Furthermore, the flared edges of the hook member prevents fraying of the guide ropes which can be a common problem in hooks with straight edges.

Claims (11)

Claims

1. A crane hook having a load displacement ejection means, means for remotely controlling said ejection means, the control means activating movement of the ejection means between first and second positions so as to selectively eject a load carried by the hook.

2. A crane hook according to claim 1 wherein the crane hook is provided with a shank member which is formed at one end to provide a hook member and has a means for mounting the hook onto a crane at the other.

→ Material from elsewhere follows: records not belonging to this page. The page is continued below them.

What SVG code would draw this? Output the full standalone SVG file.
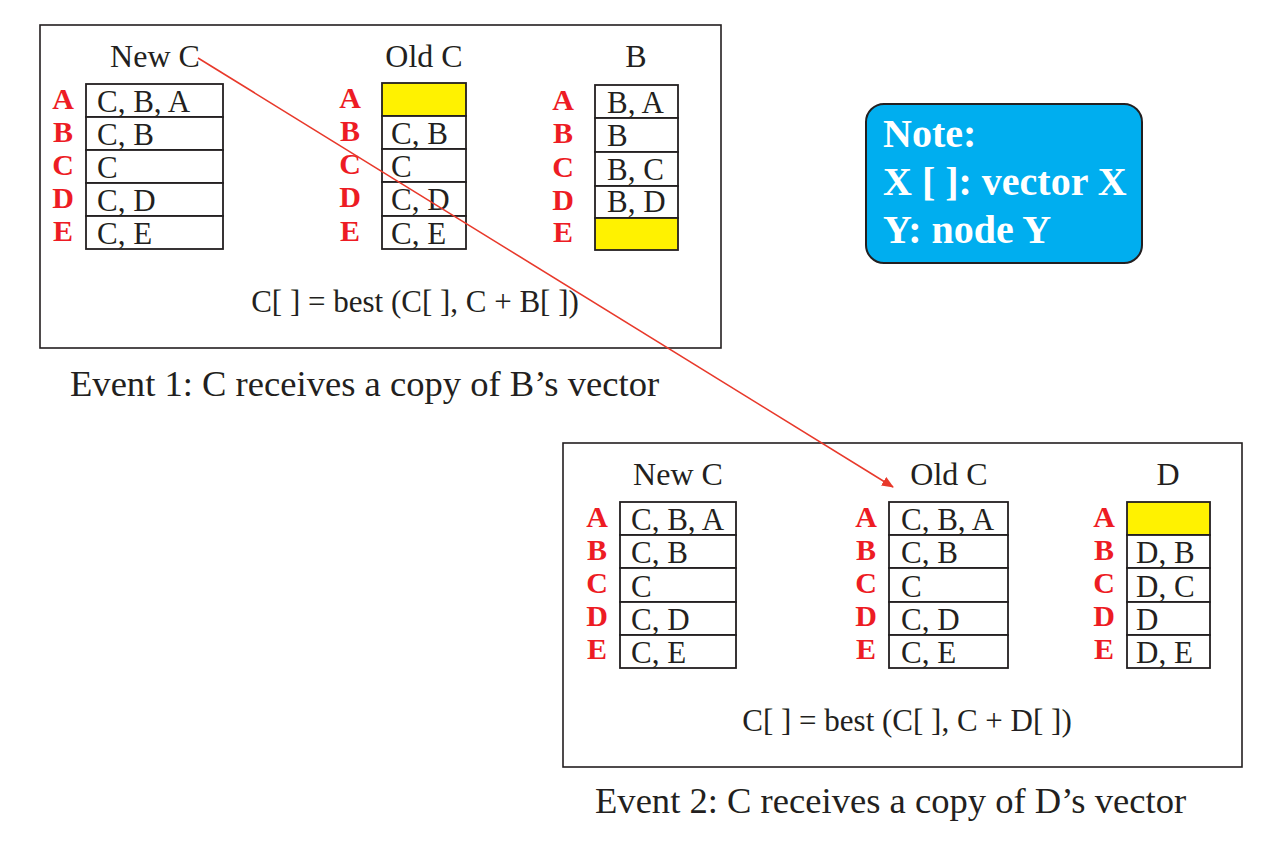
<svg xmlns="http://www.w3.org/2000/svg" width="1286" height="868" viewBox="0 0 1286 868">
<style>
.frame{fill:none;stroke:#231f20;stroke-width:1.6}
.cell{fill:#fff;stroke:#231f20;stroke-width:1.8}
.hl{fill:#fff200;stroke:#231f20;stroke-width:1.8}
.t{font-family:"Liberation Serif",serif;fill:#231f20}
.hd{font-size:32px;text-anchor:middle}
.ct{font-size:31px}
.cap{font-size:36.6px}
.lb{font-family:"Liberation Serif",serif;font-weight:bold;font-size:30px;fill:#ed1c24;text-anchor:middle}
.note{font-family:"Liberation Serif",serif;font-weight:bold;font-size:40px;fill:#fff}
</style>
<defs>
<marker id="ah" markerWidth="12" markerHeight="10" refX="11" refY="5" orient="auto" markerUnits="userSpaceOnUse">
<path d="M0,0 L12,5 L0,10 Z" fill="#e8392b"/>
</marker>
</defs>
<rect width="1286" height="868" fill="#fff"/>

<g id="event1">
<rect class="frame" x="40" y="25" width="681" height="323"/>
<g id="e1-newC">
<text class="t hd" x="155" y="67">New C</text>
<rect class="cell" x="86" y="84" width="137" height="33"/>
<rect class="cell" x="86" y="117" width="137" height="33"/>
<rect class="cell" x="86" y="150" width="137" height="33"/>
<rect class="cell" x="86" y="183" width="137" height="33"/>
<rect class="cell" x="86" y="216" width="137" height="33"/>
<text class="t ct" x="97" y="112">C, B, A</text>
<text class="t ct" x="97" y="145">C, B</text>
<text class="t ct" x="97" y="178">C</text>
<text class="t ct" x="97" y="211">C, D</text>
<text class="t ct" x="97" y="244">C, E</text>
<text class="lb" x="63" y="109">A</text>
<text class="lb" x="63" y="142">B</text>
<text class="lb" x="63" y="175">C</text>
<text class="lb" x="63" y="208">D</text>
<text class="lb" x="63" y="241">E</text>
</g>
<g id="e1-oldC">
<text class="t hd" x="424" y="67">Old C</text>
<rect class="hl" x="382" y="83" width="84" height="33"/>
<rect class="cell" x="382" y="116" width="84" height="33"/>
<rect class="cell" x="382" y="149" width="84" height="33"/>
<rect class="cell" x="382" y="182" width="84" height="34"/>
<rect class="cell" x="382" y="216" width="84" height="33"/>
<text class="t ct" x="391" y="144">C, B</text>
<text class="t ct" x="391" y="177">C</text>
<text class="t ct" x="391" y="210">C, D</text>
<text class="t ct" x="391" y="244">C, E</text>
<text class="lb" x="350" y="108">A</text>
<text class="lb" x="350" y="141">B</text>
<text class="lb" x="350" y="174">C</text>
<text class="lb" x="350" y="207">D</text>
<text class="lb" x="350" y="241">E</text>
</g>
<g id="e1-B">
<text class="t hd" x="636" y="67">B</text>
<rect class="cell" x="595" y="85" width="83" height="33"/>
<rect class="cell" x="595" y="118" width="83" height="34"/>
<rect class="cell" x="595" y="152" width="83" height="34"/>
<rect class="cell" x="595" y="186" width="83" height="32"/>
<rect class="hl" x="595" y="218" width="83" height="32"/>
<text class="t ct" x="607" y="113">B, A</text>
<text class="t ct" x="607" y="146">B</text>
<text class="t ct" x="607" y="180">B, C</text>
<text class="t ct" x="607" y="212">B, D</text>
<text class="lb" x="563" y="110">A</text>
<text class="lb" x="563" y="143">B</text>
<text class="lb" x="563" y="177">C</text>
<text class="lb" x="563" y="210">D</text>
<text class="lb" x="563" y="242">E</text>
</g>
<text class="t ct" x="415" y="312" text-anchor="middle">C[ ] = best (C[ ], C + B[ ])</text>
<text class="t cap" x="70" y="396">Event 1: C receives a copy of B’s vector</text>
</g>

<g id="note">
<rect x="866" y="104" width="276" height="159" rx="18" fill="#00aeef" stroke="#231f20" stroke-width="2"/>
<text class="note" x="883" y="147">Note:</text>
<text class="note" x="883" y="195">X [ ]: vector X</text>
<text class="note" x="883" y="243">Y: node Y</text>
</g>

<g id="event2">
<rect class="frame" x="563" y="443" width="679" height="324"/>
<g id="e2-newC">
<text class="t hd" x="678" y="485">New C</text>
<rect class="cell" x="620" y="502" width="116" height="33"/>
<rect class="cell" x="620" y="535" width="116" height="33"/>
<rect class="cell" x="620" y="568" width="116" height="34"/>
<rect class="cell" x="620" y="602" width="116" height="33"/>
<rect class="cell" x="620" y="635" width="116" height="33"/>
<text class="t ct" x="631" y="530">C, B, A</text>
<text class="t ct" x="631" y="563">C, B</text>
<text class="t ct" x="631" y="597">C</text>
<text class="t ct" x="631" y="630">C, D</text>
<text class="t ct" x="631" y="663">C, E</text>
<text class="lb" x="597" y="527">A</text>
<text class="lb" x="597" y="560">B</text>
<text class="lb" x="597" y="593">C</text>
<text class="lb" x="597" y="626">D</text>
<text class="lb" x="597" y="659">E</text>
</g>
<g id="e2-oldC">
<text class="t hd" x="949" y="485">Old C</text>
<rect class="cell" x="889" y="502" width="119" height="33"/>
<rect class="cell" x="889" y="535" width="119" height="33"/>
<rect class="cell" x="889" y="568" width="119" height="34"/>
<rect class="cell" x="889" y="602" width="119" height="33"/>
<rect class="cell" x="889" y="635" width="119" height="33"/>
<text class="t ct" x="901" y="530">C, B, A</text>
<text class="t ct" x="901" y="563">C, B</text>
<text class="t ct" x="901" y="597">C</text>
<text class="t ct" x="901" y="630">C, D</text>
<text class="t ct" x="901" y="663">C, E</text>
<text class="lb" x="866" y="527">A</text>
<text class="lb" x="866" y="560">B</text>
<text class="lb" x="866" y="593">C</text>
<text class="lb" x="866" y="626">D</text>
<text class="lb" x="866" y="659">E</text>
</g>
<g id="e2-D">
<text class="t hd" x="1168" y="485">D</text>
<rect class="hl" x="1127" y="502" width="83" height="33"/>
<rect class="cell" x="1127" y="535" width="83" height="33"/>
<rect class="cell" x="1127" y="568" width="83" height="34"/>
<rect class="cell" x="1127" y="602" width="83" height="33"/>
<rect class="cell" x="1127" y="635" width="83" height="33"/>
<text class="t ct" x="1136" y="563">D, B</text>
<text class="t ct" x="1136" y="597">D, C</text>
<text class="t ct" x="1136" y="630">D</text>
<text class="t ct" x="1136" y="663">D, E</text>
<text class="lb" x="1104" y="527">A</text>
<text class="lb" x="1104" y="560">B</text>
<text class="lb" x="1104" y="593">C</text>
<text class="lb" x="1104" y="626">D</text>
<text class="lb" x="1104" y="659">E</text>
</g>
<text class="t ct" x="907" y="731" text-anchor="middle">C[ ] = best (C[ ], C + D[ ])</text>
<text class="t cap" x="595" y="813">Event 2: C receives a copy of D’s vector</text>
</g>

<g id="connectors">
<line x1="198" y1="58" x2="893" y2="487" stroke="#e8392b" stroke-width="1.6" marker-end="url(#ah)"/>
</g>
</svg>
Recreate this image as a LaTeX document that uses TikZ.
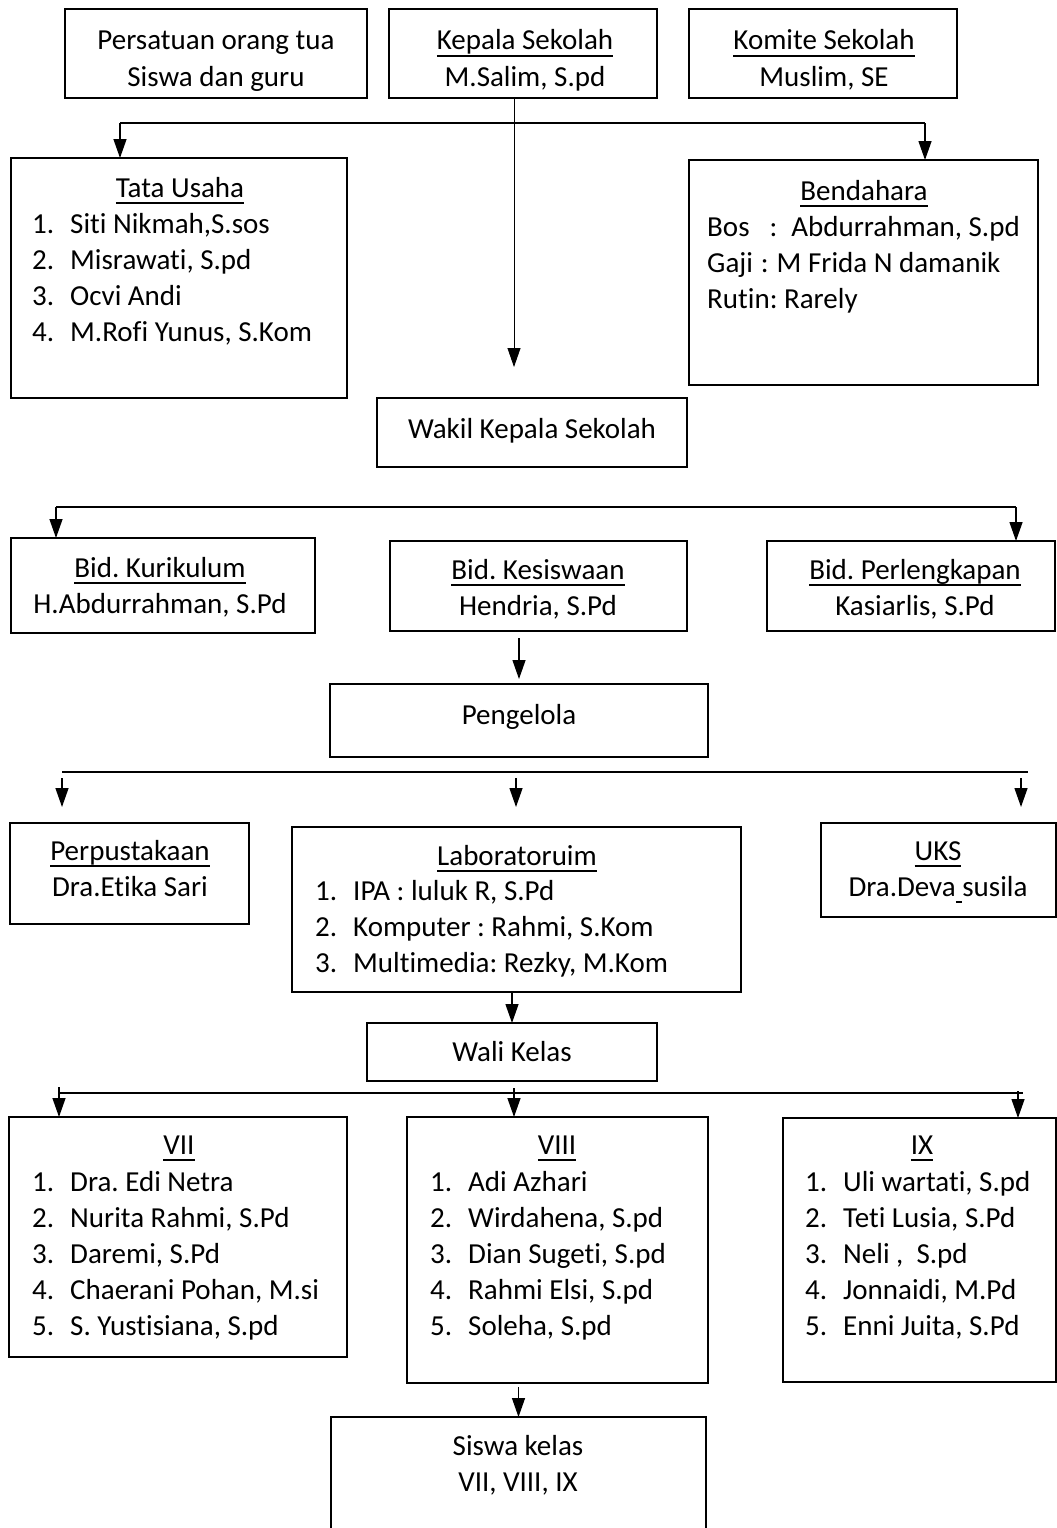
\documentclass[tikz,border=0pt]{standalone}
\usepackage{fontspec}
\setmainfont{Carlito}[Ligatures={NoCommon}, Contextuals={NoAlternate}]
\usepackage{tikz}
\usetikzlibrary{arrows.meta}

\frenchspacing
\newcommand{\fs}{\fontsize{29}{36}\selectfont}
\newsavebox{\ttlbox}
\newcommand{\ttl}[1]{\sbox{\ttlbox}{#1}\rlap{\rule[-7pt]{\wd\ttlbox}{2pt}}\usebox{\ttlbox}}
\newcommand{\itm}[1]{\makebox[38pt][l]{#1.}}

\begin{document}
\begin{tikzpicture}[x=1pt, y=-1pt,
    box/.style={draw, line width=1.5pt, anchor=north west, inner sep=0pt, outer sep=0pt},
    txt/.style={font=\fs, align=center, anchor=base, inner sep=0pt},
    lst/.style={font=\fs, align=left, anchor=base west, inner sep=0pt},
    arr/.style={-{Triangle[length=19pt,width=13pt]}, line width=1.3pt},
    bar/.style={line width=2.2pt}]
	\useasboundingbox (0,0) rectangle (1057,1528);

	% top row (text nodes sit on the baseline of their last line)
	\node[box, minimum width=302pt, minimum height=89pt] (ortu) at (65,9) {};
	\node[box, minimum width=268pt, minimum height=89pt] (kepsek) at (389,9) {};
	\node[box, minimum width=268pt, minimum height=89pt] (komite) at (689,9) {};
	\node[txt] (ortu-t) at (216,86) {Persatuan orang tua\\Siswa dan guru};
	\node[txt] (kepsek-t) at (525,86) {\ttl{Kepala Sekolah}\\M.Salim, S.pd};
	\node[txt] (komite-t) at (824,86) {\ttl{Komite Sekolah}\\Muslim, SE};

	% tata usaha, bendahara, wakil
	\node[box, minimum width=336pt, minimum height=240pt] (tata) at (11,158) {};
	\node[box, minimum width=349pt, minimum height=225pt] (benda) at (689,160) {};
	\node[box, minimum width=310pt, minimum height=69pt] (wakil) at (377,398) {};
	\node[txt] (tata-t) at (180,197) {\ttl{Tata Usaha}};
	\node[lst] (tata-l) at (32,341) {\itm{1}Siti Nikmah,S.sos\\\itm{2}Misrawati, S.pd\\\itm{3}Ocvi Andi\\\itm{4}M.Rofi Yunus, S.Kom};
	\node[txt] (benda-t) at (864,200) {\ttl{Bendahara}};
	\node[lst] (benda-l) at (707,308) {Bos\hspace{20pt}:\hspace{14pt}Abdurrahman, S.pd\\Gaji\hspace{8pt}:\hspace{8pt}M Frida N damanik\\Rutin: Rarely};
	\node[txt] (wakil-t) at (532,438) {Wakil Kepala Sekolah};

	\coordinate (k-end) at (514,367);
	\draw[arr, line width=0.8pt] (kepsek.south -| k-end) -- (k-end);
	\coordinate (b1l) at (120,123);
	\coordinate (b1r) at (925,123);
	\draw[bar] (b1l) -- (b1r);
	\draw[arr] (b1l) -- (b1l |- tata.north);
	\draw[arr] (b1r) -- (b1r |- benda.north);

	% bidang
	\node[box, minimum width=304pt, minimum height=95pt] (kurik) at (11,538) {};
	\node[box, minimum width=297pt, minimum height=90pt] (kesis) at (390,541) {};
	\node[box, minimum width=288pt, minimum height=90pt] (perl) at (767,541) {};
	\node[txt] (kurik-t) at (160,613) {\ttl{Bid. Kurikulum}\\H.Abdurrahman, S.Pd};
	\node[txt] (kesis-t) at (538,615) {\ttl{Bid. Kesiswaan}\\Hendria, S.Pd};
	\node[txt] (perl-t) at (915,615) {\ttl{Bid. Perlengkapan}\\Kasiarlis, S.Pd};

	\coordinate (b2l) at (56,507);
	\coordinate (b2r) at (1016,507);
	\draw[bar] (b2l) -- (b2r);
	\draw[arr] (b2l) -- (b2l |- kurik.north);
	\draw[arr] (b2r) -- (b2r |- perl.north);

	% pengelola
	\node[box, minimum width=378pt, minimum height=73pt] (peng) at (330,684) {};
	\node[txt] (peng-t) at (519,724) {Pengelola};
	\coordinate (p-end) at (519,679);
	\draw[arr] (kesis.south -| p-end) ++(0,7) -- (p-end);

	\coordinate (b3l) at (62,772);
	\coordinate (b3r) at (1028,772);
	\draw[bar] (b3l) -- (b3r);
	\coordinate (t-perpus) at (62,807);
	\coordinate (t-lab) at (516,807);
	\coordinate (t-uks) at (1021,807);
	\foreach \t in {t-perpus,t-lab,t-uks}
		\draw[arr] (\t) ++(0,-29) -- (\t);

	\node[box, minimum width=239pt, minimum height=101pt] (perpus) at (10,823) {};
	\node[box, minimum width=449pt, minimum height=165pt] (lab) at (292,827) {};
	\node[box, minimum width=235pt, minimum height=94pt] (uks) at (821,823) {};
	\node[txt] (perpus-t) at (130,896) {\ttl{Perpustakaan}\\Dra.Etika Sari};
	\node[txt] (lab-t) at (517,865) {\ttl{Laboratoruim}};
	\node[lst] (lab-l) at (315,972) {\itm{1}IPA : luluk R, S.Pd\\\itm{2}Komputer : Rahmi, S.Kom\\\itm{3}Multimedia: Rezky, M.Kom};
	\node[txt] (uks-t) at (938,896) {\ttl{UKS}\\Dra.Deva\ttl{\ }susila};

	% wali kelas
	\node[box, minimum width=290pt, minimum height=58pt] (wali) at (367,1023) {};
	\node[txt] (wali-t) at (512,1061) {Wali Kelas};
	\draw[arr] (lab.south -| wali.north) -- (wali.north);

	\coordinate (b4l) at (59,1093);
	\coordinate (b4r) at (1023,1093);
	\draw[bar] (b4l) -- (b4r);

	\node[box, minimum width=338pt, minimum height=240pt] (vii) at (9,1117) {};
	\node[box, minimum width=301pt, minimum height=266pt] (viii) at (407,1117) {};
	\node[box, minimum width=273pt, minimum height=264pt] (ix) at (783,1118) {};
	\coordinate (c7) at (59,1087);
	\coordinate (c8) at (514,1088);
	\coordinate (c9) at (1018,1091);
	\draw[arr] (c7) -- (c7 |- vii.north);
	\draw[arr] (c8) -- (c8 |- viii.north);
	\draw[arr] (c9) -- (c9 |- ix.north);

	\node[txt] (vii-t) at (179,1154) {\ttl{VII}};
	\node[lst] (vii-l) at (32,1335) {\itm{1}Dra. Edi Netra\\\itm{2}Nurita Rahmi, S.Pd\\\itm{3}Daremi, S.Pd\\\itm{4}Chaerani Pohan, M.si\\\itm{5}S. Yustisiana, S.pd};
	\node[txt] (viii-t) at (557,1154) {\ttl{VIII}};
	\node[lst] (viii-l) at (430,1335) {\itm{1}Adi Azhari\\\itm{2}Wirdahena, S.pd\\\itm{3}Dian Sugeti, S.pd\\\itm{4}Rahmi Elsi, S.pd\\\itm{5}Soleha, S.pd};
	\node[txt] (ix-t) at (922,1154) {\ttl{IX}};
	\node[lst] (ix-l) at (805,1335) {\itm{1}Uli wartati, S.pd\\\itm{2}Teti Lusia, S.Pd\\\itm{3}Neli ,\ \ S.pd\\\itm{4}Jonnaidi, M.Pd\\\itm{5}Enni Juita, S.Pd};

	% siswa
	\node[box, minimum width=375pt, minimum height=130pt] (siswa) at (331,1417) {};
	\node[txt] (siswa-t) at (518,1491) {Siswa kelas\\VII, VIII, IX};
	\draw[arr] (viii.south -| siswa.north) ++(0,4) -- (siswa.north);
\end{tikzpicture}
\end{document}
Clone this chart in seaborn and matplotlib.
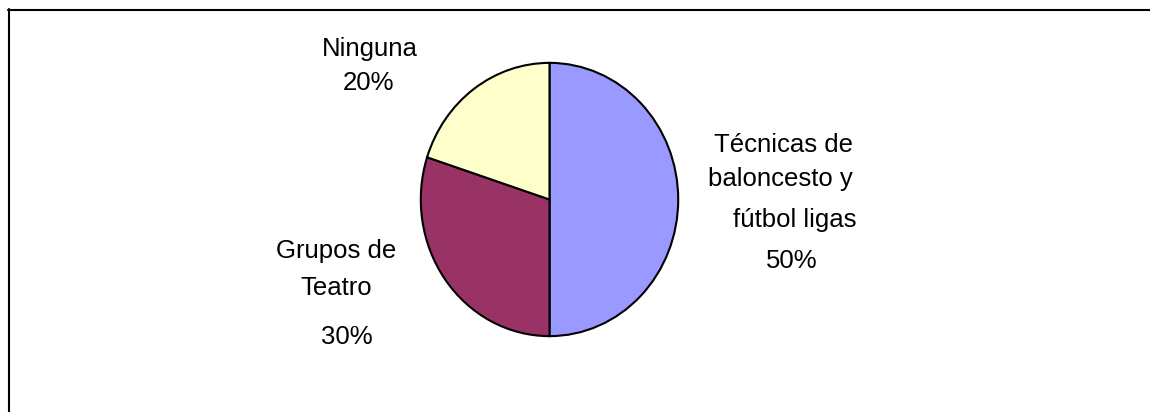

3. A crane hook according to claim 2 wherein the shank member includes two side plates, the edges of which are folded to enable them to be joined together.

4. A crane hook according to claim 3 wherein a spacer is mounted between the side plates.

5. A crane hook according to any one of claims 2, 3 or 4 wherein the shank member is further provided with a shoulder member.

6. A crane hook according to any one of claims 2 to 5 wherein the load displacement means is slidably located within the shank member.

7. A crane hook according to claim 6 wherein the load displacement means is mounted in such a way as to enable vertical reciprocation within the shank member.

8. A crane hook according to claims 6 or 7 wherein the load displacement means is in the form of an ejection lever.

9. A crane hook according to claim 8 wherein the ejection lever has a movable tongue portion depending from it which selectively masks the hook member.

10. A crane hook according to any one of the preceding claims wherein the control means comprises a drive motor.

11. A crane provided with a crane hook comprising a load ejection means, means for remotely controlling said ejection means, the control means activating movement of the ejection means between first and second positions so as to selectively eject a load carried by the hook.